E-Cigarette Giant Rips The ‘WHO’s Silence On Vaping’
A giant of the vaping market is blasting global health regulators for ignoring the benefits of harm reduction technologies for smokers.
Representatives for Fontem Ventures, makers of the popular e-cigarette brand, blu, are calling on the World Health Organization (WHO) to acknowledge the role alternative technologies can play in reducing smoking rates. Officials at the WHO should seize the opportunity offered by the upcoming World No Tobacco Day to expose smokers to the benefits vaping has to offer, instead of undermining the industry with misinformation, the company argues.
An avalanche of peer reviewed research shows vapor products drastically slash risks from combustible cigarettes, but advocates note, “the WHO has not recognized the harm reduction potential of vaping, missing a significant opportunity to accelerate the move away from tobacco products.” (RELATED: Tobacco Control Desperately Fears Dialogue)
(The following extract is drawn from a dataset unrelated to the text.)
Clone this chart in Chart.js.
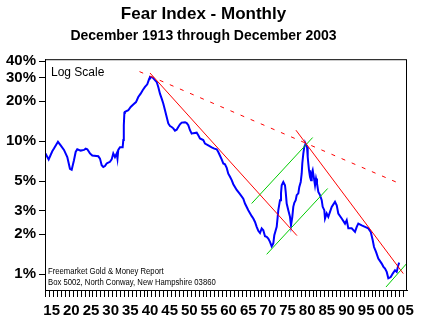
<!DOCTYPE html>
<html lang="en">
<head>
<meta charset="UTF-8">
<title>Fear Index - Monthly</title>
<script src="https://cdn.jsdelivr.net/npm/chart.js@4.4.0/dist/chart.umd.min.js"></script>
<style>
    html, body { margin: 0; padding: 0; background: #fff; }
    .wrap { width: 430px; height: 324px; position: relative; }
</style>
</head>
<body>
<div class="wrap"><canvas id="fearChart"></canvas></div>
<script>
// monthly fear index (year, percent)
var years = [1913.92, 1914.73, 1915.65, 1916.08, 1917.10, 1917.79, 1918.63, 1919.47, 1920.15, 1920.59,
    1921.17, 1921.60, 1922.01, 1922.88, 1923.72, 1924.15, 1924.56, 1925.24, 1925.83, 1927.36,
    1927.79, 1928.22, 1928.63, 1929.06, 1929.49, 1929.90, 1930.33, 1930.76, 1931.17, 1931.60,
    1932.04, 1932.24, 1932.44, 1932.88, 1933.56, 1933.72, 1933.85, 1934.00, 1934.15, 1934.99,
    1935.60, 1936.26, 1936.95, 1937.53, 1938.14, 1938.65, 1939.24, 1939.82, 1940.33, 1940.51,
    1941.20, 1941.78, 1942.22, 1942.62, 1943.05, 1943.49, 1943.89, 1944.33, 1944.76, 1945.17,
    1945.60, 1946.03, 1946.44, 1946.87, 1947.30, 1947.71, 1948.14, 1948.58, 1949.42, 1949.85,
    1950.26, 1950.69, 1951.12, 1951.53, 1952.39, 1952.80, 1953.23, 1954.07, 1954.51, 1955.34,
    1956.21, 1956.87, 1957.48, 1957.89, 1958.75, 1959.16, 1959.59, 1960.03, 1960.43, 1960.87,
    1961.30, 1961.71, 1962.57, 1963.41, 1964.25, 1964.68, 1965.52, 1966.39, 1966.80, 1967.23,
    1967.66, 1968.07, 1968.50, 1968.93, 1969.34, 1969.77, 1970.20, 1970.61, 1971.04, 1971.48,
    1971.88, 1972.14, 1972.50, 1972.75, 1973.00, 1973.16, 1973.59, 1973.84, 1974.02, 1974.43,
    1974.86, 1975.04, 1975.29, 1975.70, 1976.13, 1976.39, 1976.72, 1976.97, 1977.23, 1977.58,
    1977.84, 1978.25, 1978.50, 1978.86, 1979.11, 1979.26, 1979.52, 1979.77, 1979.95, 1980.08,
    1980.46, 1980.64, 1980.79, 1980.97, 1981.22, 1981.48, 1981.66, 1981.91, 1982.24, 1982.50,
    1982.75, 1983.00, 1983.34, 1983.77, 1984.20, 1984.45, 1984.86, 1985.04, 1985.47, 1985.88,
    1986.74, 1987.58, 1988.02, 1988.42, 1989.29, 1990.13, 1990.56, 1990.97, 1991.83, 1992.67,
    1993.11, 1993.51, 1994.38, 1995.22, 1996.06, 1996.67, 1997.18, 1997.51, 1998.02, 1998.60,
    1999.47, 1999.87, 2000.31, 2000.74, 2001.15, 2001.76, 2002.27, 2002.85, 2003.28, 2003.69,
    2003.92];
var fear = [8.1, 7.3, 8.4, 8.8, 9.9, 9.3, 8.6, 7.6, 6.2, 6.1,
    7.2, 8.3, 8.7, 8.5, 8.6, 8.8, 8.7, 8.1, 7.8, 7.7,
    7.4, 6.6, 6.4, 6.5, 6.8, 6.9, 7.0, 7.3, 8.1, 7.6,
    8.1, 7.4, 8.6, 9.0, 9.0, 10.2, 13.2, 16.4, 16.6, 17.1,
    18.1, 18.9, 19.7, 21.5, 22.8, 24.2, 25.6, 26.8, 29.6, 30.4,
    30.1, 28.8, 27.9, 25.6, 22.8, 20.9, 19.2, 17.1, 15.2, 13.6,
    13.0, 12.8, 12.5, 12.0, 12.2, 12.8, 13.4, 13.8, 13.9, 13.7,
    13.2, 12.1, 11.4, 11.5, 11.6, 11.1, 10.5, 10.2, 9.6, 9.3,
    9.0, 8.8, 8.7, 8.3, 7.3, 6.8, 6.7, 6.3, 5.7, 5.4,
    5.1, 4.75, 4.3, 4.0, 3.7, 3.4, 3.03, 2.73, 2.62, 2.47,
    2.27, 2.12, 2.04, 2.21, 2.14, 1.93, 1.91, 1.85, 1.75, 1.62,
    1.70, 1.96, 2.14, 2.27, 2.70, 3.03, 3.60, 4.05, 4.67, 4.94,
    4.67, 4.16, 3.40, 3.03, 2.70, 2.33, 2.70, 3.21, 3.44, 3.60,
    3.93, 4.05, 4.53, 4.94, 5.72, 6.80, 8.08, 9.06, 9.33, 9.6,
    9.06, 7.62, 6.80, 6.05, 5.39, 5.09, 5.72, 6.05, 5.24, 4.67,
    5.24, 4.81, 4.16, 3.93, 3.60, 3.21, 3.03, 2.62, 2.86, 2.70,
    3.21, 3.50, 3.30, 2.86, 2.62, 2.40, 2.55, 2.21, 2.21, 2.08,
    2.27, 2.40, 2.33, 2.27, 2.21, 2.08, 1.80, 1.60, 1.47, 1.31,
    1.20, 1.14, 1.10, 1.04, 0.93, 0.95, 1.01, 1.07, 1.04, 1.17,
    1.22];

// trend lines (start/end year, start/end percent)
var redFallX = [1940.51, 1977.9];
var redFallY = [32.6, 1.95];
var redFall2X = [1977.65, 2004.95];
var redFall2Y = [12.1, 1.01];
var redDashX = [1937.84, 2003.98];
var redDashY = [33.4, 4.81];
var greenUpX = [1966.38, 1981.9];
var greenUpY = [3.40, 10.66];
var greenLowX = [1970.2, 1985.72];
var greenLowY = [1.41, 4.41];
var greenEndX = [2000.55, 2005.9];
var greenEndY = [0.80, 1.21];

var yTicks = [1, 2, 3, 5, 10, 20, 30, 40];
var yearTicks = [];
for (var yr = 1914; yr <= 2005; yr++) yearTicks.push(yr);

var FONT = "'Liberation Sans', Arial, sans-serif";

function pts(xs, ys) {
    return xs.map(function (x, i) { return { x: x, y: ys[i] }; });
}
function trend(xs, ys, color, dash) {
    return {
        data: pts(xs, ys),
        borderColor: color,
        borderWidth: 1,
        borderDash: dash || [],
        pointRadius: 0,
        tension: 0,
        fill: false
    };
}

var notes = {
    id: 'notes',
    afterDraw: function (chart) {
        var c = chart.ctx, a = chart.chartArea;
        c.save();
        c.strokeStyle = '#000';
        c.lineWidth = 1;
        c.strokeRect(a.left + 0.5, a.top + 0.5, a.right - a.left - 1, a.bottom - a.top);
        c.fillStyle = '#000';
        c.textAlign = 'left';
        c.textBaseline = 'alphabetic';
        c.font = '12px ' + FONT;
        c.fillText('Log Scale', a.left + 6, a.top + 17);
        // small narrow print of the publisher lines
        c.translate(a.left + 3, a.bottom);
        c.scale(0.92, 1);
        c.font = '8.4px ' + FONT;
        c.fillText('Freemarket Gold & Money Report', 0, -16);
        c.fillText('Box 5002, North Conway, New Hampshire 03860', 0, -5);
        c.restore();
    }
};

var ctx = document.getElementById('fearChart').getContext('2d');
var fearChart = new Chart(ctx, {
    type: 'line',
    data: {
        datasets: [
            trend(redFallX, redFallY, '#ff0000'),
            trend(redFall2X, redFall2Y, '#ff0000'),
            trend(redDashX, redDashY, '#ff0000', [4, 7]),
            trend(greenUpX, greenUpY, '#00cc00'),
            trend(greenLowX, greenLowY, '#00cc00'),
            trend(greenEndX, greenEndY, '#00cc00'),
            {
                data: pts(years, fear),
                borderColor: '#0000ff',
                borderWidth: 2,
                pointRadius: 0,
                tension: 0,
                fill: false
            }
        ]
    },
    options: {
        animation: false,
        responsive: true,
        maintainAspectRatio: false,
        layout: { padding: { left: 0, right: 23, top: 0, bottom: 0 } },
        scales: {
            x: {
                type: 'linear',
                min: 1913.8,
                max: 2005.9,
                afterBuildTicks: function (s) {
                    s.ticks = yearTicks.map(function (v) { return { value: v }; });
                },
                afterFit: function (s) { s.height = 34; },
                ticks: {
                    autoSkip: false,
                    maxRotation: 0,
                    labelOffset: 2,
                    padding: 5,
                    color: '#000',
                    font: { family: FONT, size: 15, weight: 'bold' },
                    callback: function (v) { return v % 5 === 0 ? String(v).slice(2) : ''; }
                },
                grid: { drawOnChartArea: false, tickLength: 7, color: '#000' },
                border: { color: '#000' }
            },
            y: {
                type: 'logarithmic',
                min: 0.76,
                max: 41.4,
                afterBuildTicks: function (s) {
                    s.ticks = yTicks.map(function (v) { return { value: v }; });
                },
                afterFit: function (s) { s.width = 45; },
                ticks: {
                    padding: 3,
                    color: '#000',
                    font: { family: FONT, size: 15, weight: 'bold' },
                    callback: function (v) { return v + '%'; }
                },
                grid: { drawOnChartArea: false, tickLength: 6, color: '#000' },
                border: { color: '#000' }
            }
        },
        plugins: {
            legend: { display: false },
            tooltip: { enabled: false },
            title: {
                display: true,
                text: 'Fear Index - Monthly',
                color: '#000',
                font: { family: FONT, size: 17, weight: 'bold' },
                padding: { top: 4, bottom: 2 }
            },
            subtitle: {
                display: true,
                text: 'December 1913 through December 2003',
                color: '#000',
                font: { family: FONT, size: 14, weight: 'bold' },
                padding: { top: 1, bottom: 15 }
            }
        }
    },
    plugins: [notes]
});
</script>
</body>
</html>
“The current generation of smokers are ill-served by the WHO’s silence on vaping,” Andrew Gregson, director of corporate and legal affairs at Fontem Ventures, said in a statement Friday. “It’s time for change, and World No Tobacco Day would be the perfect opportunity for the WHO to talk about vaping and give smokers across the world the best information on how to make the switch from combustible tobacco.”
The company notes the WHO’s historically adversarial position toward vapor products contradicts the message of health care bodies in WHO member countries — particularly the United Kingdom. The devices eliminate 95 percent of the risks of combustible cigarettes, because the majority of cancer causing chemicals are released when tobacco is burned, Public Health England, an arm of the U.K.’s Department of Health, recently confirmed in an independent review of existing research.
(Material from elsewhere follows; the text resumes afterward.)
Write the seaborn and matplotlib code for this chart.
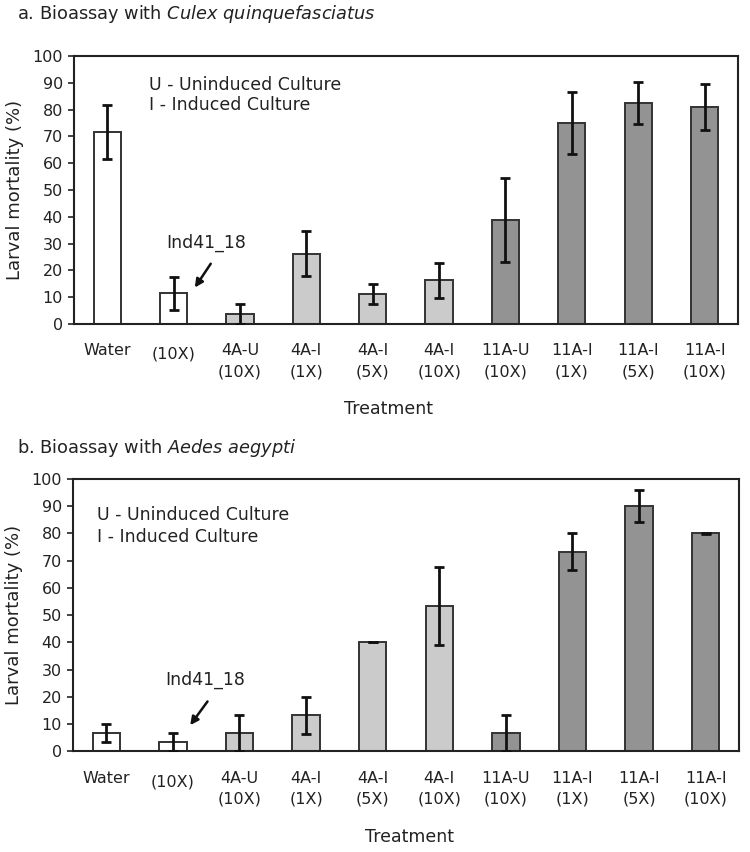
import matplotlib
matplotlib.use("Agg")
import matplotlib.pyplot as plt
import seaborn as sns
import pandas as pd
from matplotlib.transforms import ScaledTranslation

categories = ["Water", "(10X)", "4A-U\n(10X)", "4A-I\n(1X)", "4A-I\n(5X)", "4A-I\n(10X)",
              "11A-U\n(10X)", "11A-I\n(1X)", "11A-I\n(5X)", "11A-I\n(10X)"]
groups = ["control", "control", "4A", "4A", "4A", "4A", "11A", "11A", "11A", "11A"]

culex_mean = [71.7, 11.4, 3.8, 26.3, 11.3, 16.3, 38.8, 75.0, 82.5, 81.0]
culex_err = [10.0, 6.2, 3.8, 8.5, 3.7, 6.5, 15.5, 11.7, 7.9, 8.5]

aedes_mean = [6.7, 3.3, 6.7, 13.3, 40.0, 53.3, 6.7, 73.3, 90.0, 80.0]
aedes_err = [3.3, 3.3, 6.7, 6.8, 0.0, 14.4, 6.7, 6.7, 5.8, 0.3]

group_colors = {"control": "#ffffff", "4A": "#cbcbcb", "11A": "#939393"}

sns.set_theme(style="white")
plt.rcParams["font.family"] = ["DejaVu Sans"]
plt.rcParams["mathtext.fontset"] = "dejavusans"

fig = plt.figure(figsize=(7.5, 8.52), dpi=100)
ax_a = fig.add_axes([0.0987, 0.6197, 0.885, 0.3146])
ax_b = fig.add_axes([0.0973, 0.1182, 0.888, 0.3196])

TXT = "#222222"


def draw(ax, means, errs, notes, xlab_pos):
    df = pd.DataFrame({"Treatment": categories, "value": means, "group": groups})
    sns.barplot(data=df, x="Treatment", y="value", hue="group", palette=group_colors,
                dodge=False, legend=False, width=0.41, edgecolor="#333333",
                linewidth=1.4, ax=ax, errorbar=None)
    ax.errorbar(range(len(categories)), means, yerr=errs, fmt="none", ecolor="#111111",
                elinewidth=2.0, capsize=3.5, capthick=2.0, zorder=5)
    ax.set_ylim(0, 100)
    ax.set_xlim(-0.5, len(categories) - 0.5)
    ax.set_yticks(range(0, 101, 10))
    ax.tick_params(axis="y", which="major", left=True, length=4, width=1.2,
                   color="#222222", labelsize=11.5, labelcolor=TXT, pad=4)
    ax.tick_params(axis="x", bottom=False, labelsize=11.5, labelcolor=TXT, pad=8)
    for s in ax.spines.values():
        s.set_visible(True)
        s.set_color("#222222")
        s.set_linewidth(1.5)
    ax.set_ylabel("Larval mortality (%)", fontsize=13, color=TXT, labelpad=6)
    ax.set_xlabel("Treatment", fontsize=12.5, color=TXT)
    ax.xaxis.set_label_coords(*xlab_pos)
    for lbl in ax.get_xticklabels():
        lbl.set_linespacing(1.5)
    # shift the single-line "(10X)" label slightly down
    lbl = ax.get_xticklabels()[1]
    lbl.set_transform(lbl.get_transform() + ScaledTranslation(0, -2.5 / 72, fig.dpi_scale_trans))
    (ux, uy), (ix, iy), (tx, ty), (a0, a1) = notes
    ax.text(ux, uy, "U - Uninduced Culture", fontsize=12.5, color=TXT, va="center", ha="left")
    ax.text(ix, iy, "I - Induced Culture", fontsize=12.5, color=TXT, va="center", ha="left")
    ax.text(tx, ty, "Ind41_18", fontsize=12.5, color=TXT, va="center", ha="center")
    ax.annotate("", xy=a1, xytext=a0,
                arrowprops=dict(arrowstyle="-|>", color="#111111", lw=1.8,
                                mutation_scale=12, shrinkA=0, shrinkB=0))


draw(ax_a, culex_mean, culex_err,
     [(0.63, 89.2), (0.63, 81.7), (1.49, 30.2), ((1.56, 22.5), (1.32, 13.6))],
     (0.474, -0.285))
draw(ax_b, aedes_mean, aedes_err,
     [(-0.14, 86.9), (-0.14, 78.8), (1.48, 26.2), ((1.52, 18.3), (1.26, 9.6))],
     (0.505, -0.28))

fig.text(0.0227, 0.9836, r"a. Bioassay with $\it{Culex\ quinquefasciatus}$",
         fontsize=12.8, color=TXT, va="center", ha="left")
fig.text(0.0227, 0.474, r"b. Bioassay with $\it{Aedes\ aegypti}$",
         fontsize=12.8, color=TXT, va="center", ha="left")

fig.savefig("out.png", dpi=100, facecolor="white")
“Data showing the decline of smoking rates in countries where vaping is recognized as an alternative for smokers is incontrovertible, and a clear, evidence-based position on vaping would strengthen public health campaigns targeting smokers,” Gregson said. “The time for candor is now.”
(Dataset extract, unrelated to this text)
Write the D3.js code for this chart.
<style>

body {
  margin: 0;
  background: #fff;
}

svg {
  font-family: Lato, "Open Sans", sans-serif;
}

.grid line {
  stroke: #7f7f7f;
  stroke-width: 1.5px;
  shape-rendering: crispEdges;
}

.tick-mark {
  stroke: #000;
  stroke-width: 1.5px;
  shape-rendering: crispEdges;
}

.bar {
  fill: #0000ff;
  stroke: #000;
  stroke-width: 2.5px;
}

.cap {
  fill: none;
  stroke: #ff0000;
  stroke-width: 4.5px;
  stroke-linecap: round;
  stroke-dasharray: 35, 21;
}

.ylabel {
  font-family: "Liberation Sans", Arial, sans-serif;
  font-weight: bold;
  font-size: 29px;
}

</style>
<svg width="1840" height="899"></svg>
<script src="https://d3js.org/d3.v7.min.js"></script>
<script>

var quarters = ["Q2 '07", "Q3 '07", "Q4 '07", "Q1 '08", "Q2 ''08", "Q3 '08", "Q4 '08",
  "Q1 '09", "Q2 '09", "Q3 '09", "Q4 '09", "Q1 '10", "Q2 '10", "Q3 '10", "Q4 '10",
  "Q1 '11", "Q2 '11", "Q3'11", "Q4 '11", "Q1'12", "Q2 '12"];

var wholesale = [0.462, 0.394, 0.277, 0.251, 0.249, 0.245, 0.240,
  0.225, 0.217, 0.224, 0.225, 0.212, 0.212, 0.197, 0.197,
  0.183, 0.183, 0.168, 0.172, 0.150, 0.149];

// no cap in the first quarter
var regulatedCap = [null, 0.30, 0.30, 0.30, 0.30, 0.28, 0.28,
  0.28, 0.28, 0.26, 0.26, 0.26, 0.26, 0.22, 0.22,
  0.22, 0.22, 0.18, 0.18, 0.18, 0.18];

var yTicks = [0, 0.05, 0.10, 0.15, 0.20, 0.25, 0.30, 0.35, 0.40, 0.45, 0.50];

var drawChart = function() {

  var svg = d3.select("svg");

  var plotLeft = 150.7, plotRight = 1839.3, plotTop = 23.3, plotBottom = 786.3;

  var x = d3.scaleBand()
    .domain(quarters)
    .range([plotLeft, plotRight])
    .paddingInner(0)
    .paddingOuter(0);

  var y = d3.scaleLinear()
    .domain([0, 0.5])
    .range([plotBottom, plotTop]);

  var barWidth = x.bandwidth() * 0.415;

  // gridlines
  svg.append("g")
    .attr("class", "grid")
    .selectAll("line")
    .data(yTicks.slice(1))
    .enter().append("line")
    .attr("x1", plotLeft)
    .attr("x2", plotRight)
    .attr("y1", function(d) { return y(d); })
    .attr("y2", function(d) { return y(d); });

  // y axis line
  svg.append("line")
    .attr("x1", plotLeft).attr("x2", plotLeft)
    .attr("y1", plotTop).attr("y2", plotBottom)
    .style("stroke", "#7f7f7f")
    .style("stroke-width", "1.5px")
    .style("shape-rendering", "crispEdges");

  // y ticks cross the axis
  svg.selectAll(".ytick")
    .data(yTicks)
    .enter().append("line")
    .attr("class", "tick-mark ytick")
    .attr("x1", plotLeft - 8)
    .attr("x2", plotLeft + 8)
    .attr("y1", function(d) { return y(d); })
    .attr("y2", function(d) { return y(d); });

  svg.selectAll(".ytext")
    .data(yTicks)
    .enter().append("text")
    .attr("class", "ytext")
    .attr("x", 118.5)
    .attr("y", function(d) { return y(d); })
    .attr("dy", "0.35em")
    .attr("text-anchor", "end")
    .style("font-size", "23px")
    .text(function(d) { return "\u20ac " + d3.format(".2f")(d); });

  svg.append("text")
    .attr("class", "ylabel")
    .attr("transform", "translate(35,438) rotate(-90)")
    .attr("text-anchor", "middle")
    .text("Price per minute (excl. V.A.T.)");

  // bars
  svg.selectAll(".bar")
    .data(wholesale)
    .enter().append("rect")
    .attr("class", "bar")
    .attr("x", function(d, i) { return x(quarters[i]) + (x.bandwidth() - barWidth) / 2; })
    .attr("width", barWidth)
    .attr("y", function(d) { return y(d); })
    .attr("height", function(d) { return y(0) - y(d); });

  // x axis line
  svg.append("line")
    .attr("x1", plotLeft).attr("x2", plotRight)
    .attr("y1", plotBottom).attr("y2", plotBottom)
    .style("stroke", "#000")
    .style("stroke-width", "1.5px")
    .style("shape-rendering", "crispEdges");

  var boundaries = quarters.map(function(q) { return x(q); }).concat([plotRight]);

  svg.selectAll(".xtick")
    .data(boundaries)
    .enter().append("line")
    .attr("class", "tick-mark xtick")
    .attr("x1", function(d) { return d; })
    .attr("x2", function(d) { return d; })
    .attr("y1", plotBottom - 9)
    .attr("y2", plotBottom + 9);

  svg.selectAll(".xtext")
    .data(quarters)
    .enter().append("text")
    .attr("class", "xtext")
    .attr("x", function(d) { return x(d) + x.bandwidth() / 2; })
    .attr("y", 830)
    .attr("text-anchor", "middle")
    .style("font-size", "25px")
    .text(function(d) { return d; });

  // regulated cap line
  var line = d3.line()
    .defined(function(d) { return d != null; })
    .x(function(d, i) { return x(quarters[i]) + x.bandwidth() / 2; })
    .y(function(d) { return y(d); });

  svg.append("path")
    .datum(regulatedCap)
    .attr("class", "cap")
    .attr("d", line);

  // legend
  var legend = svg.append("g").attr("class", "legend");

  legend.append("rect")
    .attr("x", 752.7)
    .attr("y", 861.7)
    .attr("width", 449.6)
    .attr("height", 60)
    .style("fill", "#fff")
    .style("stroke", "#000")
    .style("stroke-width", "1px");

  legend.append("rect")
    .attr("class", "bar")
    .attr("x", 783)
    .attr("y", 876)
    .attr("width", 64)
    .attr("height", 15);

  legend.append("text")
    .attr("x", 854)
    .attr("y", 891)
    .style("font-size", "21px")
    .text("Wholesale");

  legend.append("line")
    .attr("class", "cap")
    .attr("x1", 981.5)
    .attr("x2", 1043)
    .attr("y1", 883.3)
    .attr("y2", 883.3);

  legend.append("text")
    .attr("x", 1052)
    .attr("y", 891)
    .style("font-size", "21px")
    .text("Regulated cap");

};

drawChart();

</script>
The U.K. currently has the second lowest smoking rate in all of Europe, and officials say vaping is a big part of the reason. The country is the global leader in tobacco harm reduction policy, encouraging smokers to ditch combustible tobacco for a healthier option. There are currently roughly 3 million active vapers in the U.K.
Researchers estimate around 20,000 smokers in the U.K. are using e-cigarettes to quit smoking each year.
Roughly 6 million European smokers have already quit cigarettes using vaping devices, a 2014 European Union-commissioned study showed.
Public health advocates say efforts to spread misinformation on alternative smoking options that minimize their benefits simply deny smokers less harmful options while tacitly encouraging them to keep using a more dangerous product.